Short problem. Leave out the images; return the rest of the data exactly.

Source excerpt.

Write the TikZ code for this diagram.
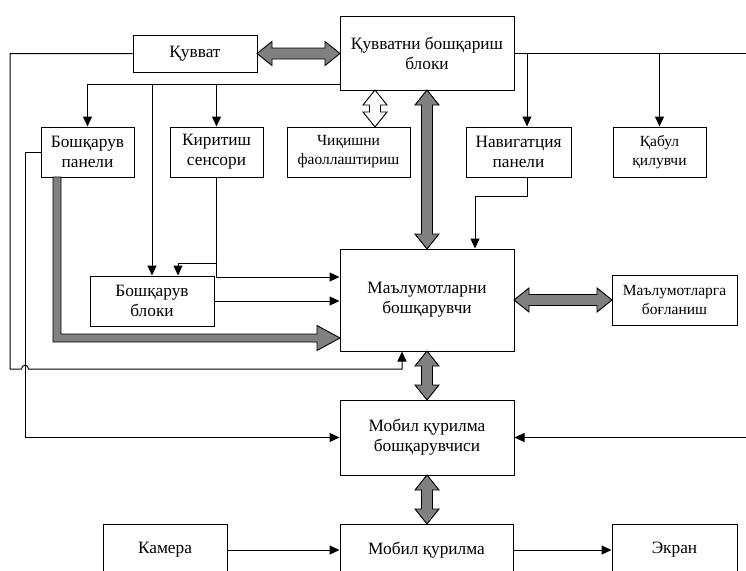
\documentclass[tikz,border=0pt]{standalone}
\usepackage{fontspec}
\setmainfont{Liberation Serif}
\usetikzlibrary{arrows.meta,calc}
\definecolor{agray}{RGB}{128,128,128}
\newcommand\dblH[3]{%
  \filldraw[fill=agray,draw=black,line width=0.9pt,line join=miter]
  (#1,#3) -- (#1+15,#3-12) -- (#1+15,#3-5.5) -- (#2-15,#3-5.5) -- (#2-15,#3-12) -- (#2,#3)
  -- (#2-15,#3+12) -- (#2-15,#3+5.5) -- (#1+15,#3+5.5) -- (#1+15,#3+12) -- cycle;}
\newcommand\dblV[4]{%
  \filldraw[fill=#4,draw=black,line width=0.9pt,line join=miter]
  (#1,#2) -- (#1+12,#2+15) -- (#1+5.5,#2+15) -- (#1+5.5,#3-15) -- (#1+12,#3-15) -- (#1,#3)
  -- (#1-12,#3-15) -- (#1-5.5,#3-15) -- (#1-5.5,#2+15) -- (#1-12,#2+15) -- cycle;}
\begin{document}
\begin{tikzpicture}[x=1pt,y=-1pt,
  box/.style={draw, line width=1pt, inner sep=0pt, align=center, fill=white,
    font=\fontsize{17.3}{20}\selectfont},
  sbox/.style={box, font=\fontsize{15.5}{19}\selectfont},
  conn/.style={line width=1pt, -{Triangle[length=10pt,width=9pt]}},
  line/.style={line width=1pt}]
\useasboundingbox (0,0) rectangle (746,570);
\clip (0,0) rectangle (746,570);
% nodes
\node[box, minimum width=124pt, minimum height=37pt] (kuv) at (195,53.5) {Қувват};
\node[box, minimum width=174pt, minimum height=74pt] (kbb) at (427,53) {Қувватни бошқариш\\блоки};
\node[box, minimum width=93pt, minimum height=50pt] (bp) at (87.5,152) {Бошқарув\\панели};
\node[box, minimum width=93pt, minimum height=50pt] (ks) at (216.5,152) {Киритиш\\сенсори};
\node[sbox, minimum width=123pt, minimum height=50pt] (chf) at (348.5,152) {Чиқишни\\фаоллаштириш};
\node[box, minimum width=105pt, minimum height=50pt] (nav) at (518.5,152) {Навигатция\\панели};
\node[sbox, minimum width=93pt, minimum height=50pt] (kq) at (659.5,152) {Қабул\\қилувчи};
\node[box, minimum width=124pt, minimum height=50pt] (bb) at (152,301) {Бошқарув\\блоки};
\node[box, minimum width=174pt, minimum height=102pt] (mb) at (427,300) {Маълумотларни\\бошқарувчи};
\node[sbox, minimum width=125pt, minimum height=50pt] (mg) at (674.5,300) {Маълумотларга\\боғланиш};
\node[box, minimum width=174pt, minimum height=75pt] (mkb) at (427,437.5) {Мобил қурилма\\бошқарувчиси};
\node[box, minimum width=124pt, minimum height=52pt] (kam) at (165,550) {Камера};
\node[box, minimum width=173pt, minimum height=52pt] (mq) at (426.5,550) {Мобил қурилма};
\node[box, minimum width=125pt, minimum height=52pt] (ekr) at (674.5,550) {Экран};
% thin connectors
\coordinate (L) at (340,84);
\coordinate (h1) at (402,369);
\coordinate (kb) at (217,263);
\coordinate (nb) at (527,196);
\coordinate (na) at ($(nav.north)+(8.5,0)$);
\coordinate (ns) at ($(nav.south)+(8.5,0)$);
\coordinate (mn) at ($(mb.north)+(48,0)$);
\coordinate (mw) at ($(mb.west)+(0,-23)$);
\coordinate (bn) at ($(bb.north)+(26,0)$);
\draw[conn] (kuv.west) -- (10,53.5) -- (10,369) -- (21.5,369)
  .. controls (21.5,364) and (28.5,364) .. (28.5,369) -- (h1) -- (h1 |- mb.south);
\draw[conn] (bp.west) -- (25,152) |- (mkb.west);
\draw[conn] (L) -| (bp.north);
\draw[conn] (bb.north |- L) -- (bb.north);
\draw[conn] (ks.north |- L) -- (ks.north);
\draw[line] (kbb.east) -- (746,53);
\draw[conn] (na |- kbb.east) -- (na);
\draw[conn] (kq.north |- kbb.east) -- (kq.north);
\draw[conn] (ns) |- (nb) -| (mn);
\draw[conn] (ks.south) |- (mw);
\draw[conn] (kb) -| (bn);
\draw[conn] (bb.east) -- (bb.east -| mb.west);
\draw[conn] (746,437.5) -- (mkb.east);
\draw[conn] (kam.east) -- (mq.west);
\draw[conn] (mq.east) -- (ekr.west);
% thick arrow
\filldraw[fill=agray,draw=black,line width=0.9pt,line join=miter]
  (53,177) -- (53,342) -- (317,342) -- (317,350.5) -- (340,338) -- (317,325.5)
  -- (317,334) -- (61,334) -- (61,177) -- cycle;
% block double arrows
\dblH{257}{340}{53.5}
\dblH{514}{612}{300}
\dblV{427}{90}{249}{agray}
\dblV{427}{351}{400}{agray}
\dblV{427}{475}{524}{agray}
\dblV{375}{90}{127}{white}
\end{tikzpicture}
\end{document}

Output below.
Write the TikZ code for this diagram.
\documentclass[tikz,border=0pt]{standalone}
\usepackage{fontspec}
\setmainfont{Liberation Serif}
\usetikzlibrary{arrows.meta,calc}
\definecolor{agray}{RGB}{128,128,128}
\newcommand\dblH[3]{%
  \filldraw[fill=agray,draw=black,line width=0.9pt,line join=miter]
  (#1,#3) -- (#1+15,#3-12) -- (#1+15,#3-5.5) -- (#2-15,#3-5.5) -- (#2-15,#3-12) -- (#2,#3)
  -- (#2-15,#3+12) -- (#2-15,#3+5.5) -- (#1+15,#3+5.5) -- (#1+15,#3+12) -- cycle;}
\newcommand\dblV[4]{%
  \filldraw[fill=#4,draw=black,line width=0.9pt,line join=miter]
  (#1,#2) -- (#1+12,#2+15) -- (#1+5.5,#2+15) -- (#1+5.5,#3-15) -- (#1+12,#3-15) -- (#1,#3)
  -- (#1-12,#3-15) -- (#1-5.5,#3-15) -- (#1-5.5,#2+15) -- (#1-12,#2+15) -- cycle;}
\begin{document}
\begin{tikzpicture}[x=1pt,y=-1pt,
  box/.style={draw, line width=1pt, inner sep=0pt, align=center, fill=white,
    font=\fontsize{17.3}{20}\selectfont},
  sbox/.style={box, font=\fontsize{15.5}{19}\selectfont},
  conn/.style={line width=1pt, -{Triangle[length=10pt,width=9pt]}},
  line/.style={line width=1pt}]
\useasboundingbox (0,0) rectangle (746,570);
\clip (0,0) rectangle (746,570);
% nodes
\node[box, minimum width=124pt, minimum height=37pt] (kuv) at (195,53.5) {Қувват};
\node[box, minimum width=174pt, minimum height=74pt] (kbb) at (427,53) {Қувватни бошқариш\\блоки};
\node[box, minimum width=93pt, minimum height=50pt] (bp) at (87.5,152) {Бошқарув\\панели};
\node[box, minimum width=93pt, minimum height=50pt] (ks) at (216.5,152) {Киритиш\\сенсори};
\node[sbox, minimum width=123pt, minimum height=50pt] (chf) at (348.5,152) {Чиқишни\\фаоллаштириш};
\node[box, minimum width=105pt, minimum height=50pt] (nav) at (518.5,152) {Навигатция\\панели};
\node[sbox, minimum width=93pt, minimum height=50pt] (kq) at (659.5,152) {Қабул\\қилувчи};
\node[box, minimum width=124pt, minimum height=50pt] (bb) at (152,301) {Бошқарув\\блоки};
\node[box, minimum width=174pt, minimum height=102pt] (mb) at (427,300) {Маълумотларни\\бошқарувчи};
\node[sbox, minimum width=125pt, minimum height=50pt] (mg) at (674.5,300) {Маълумотларга\\боғланиш};
\node[box, minimum width=174pt, minimum height=75pt] (mkb) at (427,437.5) {Мобил қурилма\\бошқарувчиси};
\node[box, minimum width=124pt, minimum height=52pt] (kam) at (165,550) {Камера};
\node[box, minimum width=173pt, minimum height=52pt] (mq) at (426.5,550) {Мобил қурилма};
\node[box, minimum width=125pt, minimum height=52pt] (ekr) at (674.5,550) {Экран};
% thin connectors
\coordinate (L) at (340,84);
\coordinate (h1) at (402,369);
\coordinate (kb) at (217,263);
\coordinate (nb) at (527,196);
\coordinate (na) at ($(nav.north)+(8.5,0)$);
\coordinate (ns) at ($(nav.south)+(8.5,0)$);
\coordinate (mn) at ($(mb.north)+(48,0)$);
\coordinate (mw) at ($(mb.west)+(0,-23)$);
\coordinate (bn) at ($(bb.north)+(26,0)$);
\draw[conn] (kuv.west) -- (10,53.5) -- (10,369) -- (21.5,369)
  .. controls (21.5,364) and (28.5,364) .. (28.5,369) -- (h1) -- (h1 |- mb.south);
\draw[conn] (bp.west) -- (25,152) |- (mkb.west);
\draw[conn] (L) -| (bp.north);
\draw[conn] (bb.north |- L) -- (bb.north);
\draw[conn] (ks.north |- L) -- (ks.north);
\draw[line] (kbb.east) -- (746,53);
\draw[conn] (na |- kbb.east) -- (na);
\draw[conn] (kq.north |- kbb.east) -- (kq.north);
\draw[conn] (ns) |- (nb) -| (mn);
\draw[conn] (ks.south) |- (mw);
\draw[conn] (kb) -| (bn);
\draw[conn] (bb.east) -- (bb.east -| mb.west);
\draw[conn] (746,437.5) -- (mkb.east);
\draw[conn] (kam.east) -- (mq.west);
\draw[conn] (mq.east) -- (ekr.west);
% thick arrow
\filldraw[fill=agray,draw=black,line width=0.9pt,line join=miter]
  (53,177) -- (53,342) -- (317,342) -- (317,350.5) -- (340,338) -- (317,325.5)
  -- (317,334) -- (61,334) -- (61,177) -- cycle;
% block double arrows
\dblH{257}{340}{53.5}
\dblH{514}{612}{300}
\dblV{427}{90}{249}{agray}
\dblV{427}{351}{400}{agray}
\dblV{427}{475}{524}{agray}
\dblV{375}{90}{127}{white}
\end{tikzpicture}
\end{document}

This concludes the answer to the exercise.